Data block →
┄┄┄┄┄┄┄┄┄┄

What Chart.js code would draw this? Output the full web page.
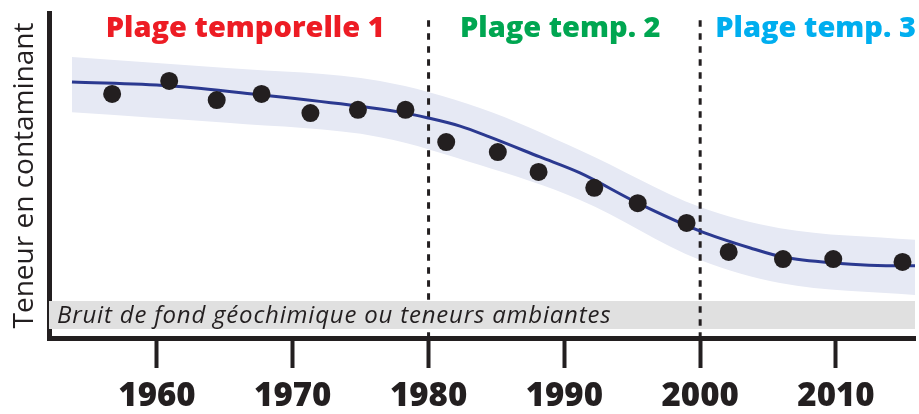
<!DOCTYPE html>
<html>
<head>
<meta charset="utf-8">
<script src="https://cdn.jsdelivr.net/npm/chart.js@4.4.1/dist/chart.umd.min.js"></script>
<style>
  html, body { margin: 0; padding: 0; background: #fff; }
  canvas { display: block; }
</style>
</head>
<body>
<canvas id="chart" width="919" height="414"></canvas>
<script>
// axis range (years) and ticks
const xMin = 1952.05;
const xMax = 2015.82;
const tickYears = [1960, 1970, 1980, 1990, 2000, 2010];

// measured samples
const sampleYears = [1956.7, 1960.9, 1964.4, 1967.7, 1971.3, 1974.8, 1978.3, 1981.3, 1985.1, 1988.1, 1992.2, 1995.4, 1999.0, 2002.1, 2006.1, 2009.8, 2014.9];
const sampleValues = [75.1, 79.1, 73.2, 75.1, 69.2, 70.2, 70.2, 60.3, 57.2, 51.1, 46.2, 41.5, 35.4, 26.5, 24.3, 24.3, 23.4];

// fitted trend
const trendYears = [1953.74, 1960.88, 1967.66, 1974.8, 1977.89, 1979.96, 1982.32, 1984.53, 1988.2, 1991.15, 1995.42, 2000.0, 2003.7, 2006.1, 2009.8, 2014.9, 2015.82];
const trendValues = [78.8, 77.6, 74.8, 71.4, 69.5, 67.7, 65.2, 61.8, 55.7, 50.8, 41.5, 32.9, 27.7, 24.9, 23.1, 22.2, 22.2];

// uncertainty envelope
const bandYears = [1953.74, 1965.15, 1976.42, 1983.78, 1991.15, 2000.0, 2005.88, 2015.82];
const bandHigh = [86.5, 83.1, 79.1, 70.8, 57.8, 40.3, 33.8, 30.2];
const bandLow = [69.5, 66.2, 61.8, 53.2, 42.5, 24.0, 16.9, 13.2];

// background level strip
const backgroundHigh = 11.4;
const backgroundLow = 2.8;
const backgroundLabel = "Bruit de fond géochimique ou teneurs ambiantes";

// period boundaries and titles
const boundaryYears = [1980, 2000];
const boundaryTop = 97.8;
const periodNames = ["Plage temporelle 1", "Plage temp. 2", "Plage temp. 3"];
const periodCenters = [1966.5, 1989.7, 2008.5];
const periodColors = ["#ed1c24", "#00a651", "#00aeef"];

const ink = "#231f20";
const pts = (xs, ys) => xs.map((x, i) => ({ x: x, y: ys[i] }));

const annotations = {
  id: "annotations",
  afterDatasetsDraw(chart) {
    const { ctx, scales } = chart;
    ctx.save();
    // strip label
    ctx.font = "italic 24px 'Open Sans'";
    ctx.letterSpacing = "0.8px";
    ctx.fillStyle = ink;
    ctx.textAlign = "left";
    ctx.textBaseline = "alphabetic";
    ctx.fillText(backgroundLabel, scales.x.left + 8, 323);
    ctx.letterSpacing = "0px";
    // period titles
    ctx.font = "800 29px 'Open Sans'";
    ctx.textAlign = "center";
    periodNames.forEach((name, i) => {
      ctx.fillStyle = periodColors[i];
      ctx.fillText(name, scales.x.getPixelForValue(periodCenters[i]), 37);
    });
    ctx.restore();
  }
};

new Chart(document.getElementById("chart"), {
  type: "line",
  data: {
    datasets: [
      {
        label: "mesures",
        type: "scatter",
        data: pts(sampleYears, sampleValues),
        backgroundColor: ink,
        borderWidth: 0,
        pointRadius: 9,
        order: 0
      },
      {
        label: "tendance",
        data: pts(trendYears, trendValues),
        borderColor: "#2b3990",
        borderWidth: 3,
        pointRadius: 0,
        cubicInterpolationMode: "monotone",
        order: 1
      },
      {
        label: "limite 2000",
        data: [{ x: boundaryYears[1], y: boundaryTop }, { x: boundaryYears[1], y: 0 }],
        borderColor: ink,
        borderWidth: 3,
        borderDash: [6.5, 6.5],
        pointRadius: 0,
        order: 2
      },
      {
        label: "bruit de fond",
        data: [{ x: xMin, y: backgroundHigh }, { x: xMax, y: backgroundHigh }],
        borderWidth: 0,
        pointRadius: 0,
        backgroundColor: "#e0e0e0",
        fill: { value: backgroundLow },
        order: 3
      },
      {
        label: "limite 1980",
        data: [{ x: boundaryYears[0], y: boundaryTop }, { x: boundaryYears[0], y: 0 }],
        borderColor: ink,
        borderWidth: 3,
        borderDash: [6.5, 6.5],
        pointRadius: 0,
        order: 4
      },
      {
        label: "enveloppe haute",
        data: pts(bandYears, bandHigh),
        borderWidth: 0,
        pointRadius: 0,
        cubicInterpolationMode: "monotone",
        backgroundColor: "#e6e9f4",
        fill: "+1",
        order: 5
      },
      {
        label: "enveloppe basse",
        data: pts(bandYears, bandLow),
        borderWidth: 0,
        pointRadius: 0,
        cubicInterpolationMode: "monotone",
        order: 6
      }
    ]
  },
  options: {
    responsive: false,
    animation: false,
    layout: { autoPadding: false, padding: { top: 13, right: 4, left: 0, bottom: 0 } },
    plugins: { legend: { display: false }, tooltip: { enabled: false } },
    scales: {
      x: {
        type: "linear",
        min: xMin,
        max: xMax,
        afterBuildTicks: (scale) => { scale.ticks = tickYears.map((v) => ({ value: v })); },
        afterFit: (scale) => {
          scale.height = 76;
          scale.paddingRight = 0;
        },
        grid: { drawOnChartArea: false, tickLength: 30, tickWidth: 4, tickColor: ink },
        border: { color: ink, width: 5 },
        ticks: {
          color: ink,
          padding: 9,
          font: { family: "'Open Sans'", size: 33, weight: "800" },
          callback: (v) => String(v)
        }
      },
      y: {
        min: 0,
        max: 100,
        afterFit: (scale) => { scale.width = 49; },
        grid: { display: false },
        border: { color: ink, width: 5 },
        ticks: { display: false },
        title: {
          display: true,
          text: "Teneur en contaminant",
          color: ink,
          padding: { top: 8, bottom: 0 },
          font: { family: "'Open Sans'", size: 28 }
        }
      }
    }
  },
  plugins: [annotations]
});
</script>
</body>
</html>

┄┄┄┄┄┄┄┄┄┄

Task brief →
Write out every line above exactly as it is, leaving out the pictures.

Final result →
What Chart.js code would draw this? Output the full web page.
<!DOCTYPE html>
<html>
<head>
<meta charset="utf-8">
<script src="https://cdn.jsdelivr.net/npm/chart.js@4.4.1/dist/chart.umd.min.js"></script>
<style>
  html, body { margin: 0; padding: 0; background: #fff; }
  canvas { display: block; }
</style>
</head>
<body>
<canvas id="chart" width="919" height="414"></canvas>
<script>
// axis range (years) and ticks
const xMin = 1952.05;
const xMax = 2015.82;
const tickYears = [1960, 1970, 1980, 1990, 2000, 2010];

// measured samples
const sampleYears = [1956.7, 1960.9, 1964.4, 1967.7, 1971.3, 1974.8, 1978.3, 1981.3, 1985.1, 1988.1, 1992.2, 1995.4, 1999.0, 2002.1, 2006.1, 2009.8, 2014.9];
const sampleValues = [75.1, 79.1, 73.2, 75.1, 69.2, 70.2, 70.2, 60.3, 57.2, 51.1, 46.2, 41.5, 35.4, 26.5, 24.3, 24.3, 23.4];

// fitted trend
const trendYears = [1953.74, 1960.88, 1967.66, 1974.8, 1977.89, 1979.96, 1982.32, 1984.53, 1988.2, 1991.15, 1995.42, 2000.0, 2003.7, 2006.1, 2009.8, 2014.9, 2015.82];
const trendValues = [78.8, 77.6, 74.8, 71.4, 69.5, 67.7, 65.2, 61.8, 55.7, 50.8, 41.5, 32.9, 27.7, 24.9, 23.1, 22.2, 22.2];

// uncertainty envelope
const bandYears = [1953.74, 1965.15, 1976.42, 1983.78, 1991.15, 2000.0, 2005.88, 2015.82];
const bandHigh = [86.5, 83.1, 79.1, 70.8, 57.8, 40.3, 33.8, 30.2];
const bandLow = [69.5, 66.2, 61.8, 53.2, 42.5, 24.0, 16.9, 13.2];

// background level strip
const backgroundHigh = 11.4;
const backgroundLow = 2.8;
const backgroundLabel = "Bruit de fond géochimique ou teneurs ambiantes";

// period boundaries and titles
const boundaryYears = [1980, 2000];
const boundaryTop = 97.8;
const periodNames = ["Plage temporelle 1", "Plage temp. 2", "Plage temp. 3"];
const periodCenters = [1966.5, 1989.7, 2008.5];
const periodColors = ["#ed1c24", "#00a651", "#00aeef"];

const ink = "#231f20";
const pts = (xs, ys) => xs.map((x, i) => ({ x: x, y: ys[i] }));

const annotations = {
  id: "annotations",
  afterDatasetsDraw(chart) {
    const { ctx, scales } = chart;
    ctx.save();
    // strip label
    ctx.font = "italic 24px 'Open Sans'";
    ctx.letterSpacing = "0.8px";
    ctx.fillStyle = ink;
    ctx.textAlign = "left";
    ctx.textBaseline = "alphabetic";
    ctx.fillText(backgroundLabel, scales.x.left + 8, 323);
    ctx.letterSpacing = "0px";
    // period titles
    ctx.font = "800 29px 'Open Sans'";
    ctx.textAlign = "center";
    periodNames.forEach((name, i) => {
      ctx.fillStyle = periodColors[i];
      ctx.fillText(name, scales.x.getPixelForValue(periodCenters[i]), 37);
    });
    ctx.restore();
  }
};

new Chart(document.getElementById("chart"), {
  type: "line",
  data: {
    datasets: [
      {
        label: "mesures",
        type: "scatter",
        data: pts(sampleYears, sampleValues),
        backgroundColor: ink,
        borderWidth: 0,
        pointRadius: 9,
        order: 0
      },
      {
        label: "tendance",
        data: pts(trendYears, trendValues),
        borderColor: "#2b3990",
        borderWidth: 3,
        pointRadius: 0,
        cubicInterpolationMode: "monotone",
        order: 1
      },
      {
        label: "limite 2000",
        data: [{ x: boundaryYears[1], y: boundaryTop }, { x: boundaryYears[1], y: 0 }],
        borderColor: ink,
        borderWidth: 3,
        borderDash: [6.5, 6.5],
        pointRadius: 0,
        order: 2
      },
      {
        label: "bruit de fond",
        data: [{ x: xMin, y: backgroundHigh }, { x: xMax, y: backgroundHigh }],
        borderWidth: 0,
        pointRadius: 0,
        backgroundColor: "#e0e0e0",
        fill: { value: backgroundLow },
        order: 3
      },
      {
        label: "limite 1980",
        data: [{ x: boundaryYears[0], y: boundaryTop }, { x: boundaryYears[0], y: 0 }],
        borderColor: ink,
        borderWidth: 3,
        borderDash: [6.5, 6.5],
        pointRadius: 0,
        order: 4
      },
      {
        label: "enveloppe haute",
        data: pts(bandYears, bandHigh),
        borderWidth: 0,
        pointRadius: 0,
        cubicInterpolationMode: "monotone",
        backgroundColor: "#e6e9f4",
        fill: "+1",
        order: 5
      },
      {
        label: "enveloppe basse",
        data: pts(bandYears, bandLow),
        borderWidth: 0,
        pointRadius: 0,
        cubicInterpolationMode: "monotone",
        order: 6
      }
    ]
  },
  options: {
    responsive: false,
    animation: false,
    layout: { autoPadding: false, padding: { top: 13, right: 4, left: 0, bottom: 0 } },
    plugins: { legend: { display: false }, tooltip: { enabled: false } },
    scales: {
      x: {
        type: "linear",
        min: xMin,
        max: xMax,
        afterBuildTicks: (scale) => { scale.ticks = tickYears.map((v) => ({ value: v })); },
        afterFit: (scale) => {
          scale.height = 76;
          scale.paddingRight = 0;
        },
        grid: { drawOnChartArea: false, tickLength: 30, tickWidth: 4, tickColor: ink },
        border: { color: ink, width: 5 },
        ticks: {
          color: ink,
          padding: 9,
          font: { family: "'Open Sans'", size: 33, weight: "800" },
          callback: (v) => String(v)
        }
      },
      y: {
        min: 0,
        max: 100,
        afterFit: (scale) => { scale.width = 49; },
        grid: { display: false },
        border: { color: ink, width: 5 },
        ticks: { display: false },
        title: {
          display: true,
          text: "Teneur en contaminant",
          color: ink,
          padding: { top: 8, bottom: 0 },
          font: { family: "'Open Sans'", size: 28 }
        }
      }
    }
  },
  plugins: [annotations]
});
</script>
</body>
</html>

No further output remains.